With this environment in mind I will reconstruct the projects currently underway, as soon as I get a new memory card for the camera.

And now it's time for bed.

Sunday, February 15, 2015

Chalupy Acres lives again!!

I have been stymied from posting by the internet situation in this new home. My "real" computer was set up for an ethernet connection at Chalupy. The box from the phone line went into the router. From there I ran an ethernet cable to the conputer, and presto! Internet.

Here I was limited to an evil laptop. At least it spoke wi-fi. Getting a USB mouse helped a lot. But I still didn't have all my familiar software. All the stuff to get photos off the camera, all the nice keyboard features that I have become used to. So my daughter had a brilliant idea. The cable company supplied a cable modem. Form thence we went to a router which supplied wi-fi to the whole house. But an ethernet cable from the router (upstairs) would have been about 30 meters long -- posssible but very unsightly. Or I could have drilled a hole in the floor -- verboten. Or I could put a wireless USB "dongle" on my real computer. Which I did, but there is something missing. "Device not found" it says.

The brilliant idea was to note that the downstairs room where I have my stuff set up has a cable outlet. So why not attach the cable modem to the downstairs connection, take the router downstairs, and plug ethernet into that? IT WORKED. The router broadcasts wi-fi everywhere, so why worry about the cable modem/router location?

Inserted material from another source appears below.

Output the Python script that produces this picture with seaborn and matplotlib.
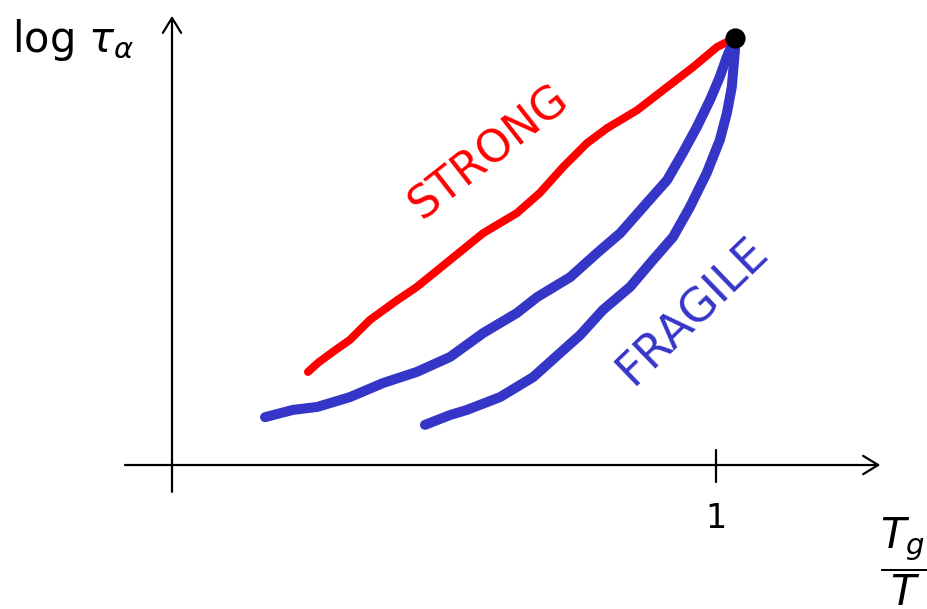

So now I am online again downstairs. I now have to revive my camera and get the photos off it, and I might be in business again. Note the absence of pictures in this post. When I get the camera up I can show you what I have been doing. Several projects, the new shop, the whole thing. Cameras, unfortunately, require batteries and I am afraid that this may take a few days.  And I may have lost a few photos.

Chalupy acres apologizes for the long absence, but hope is in the air.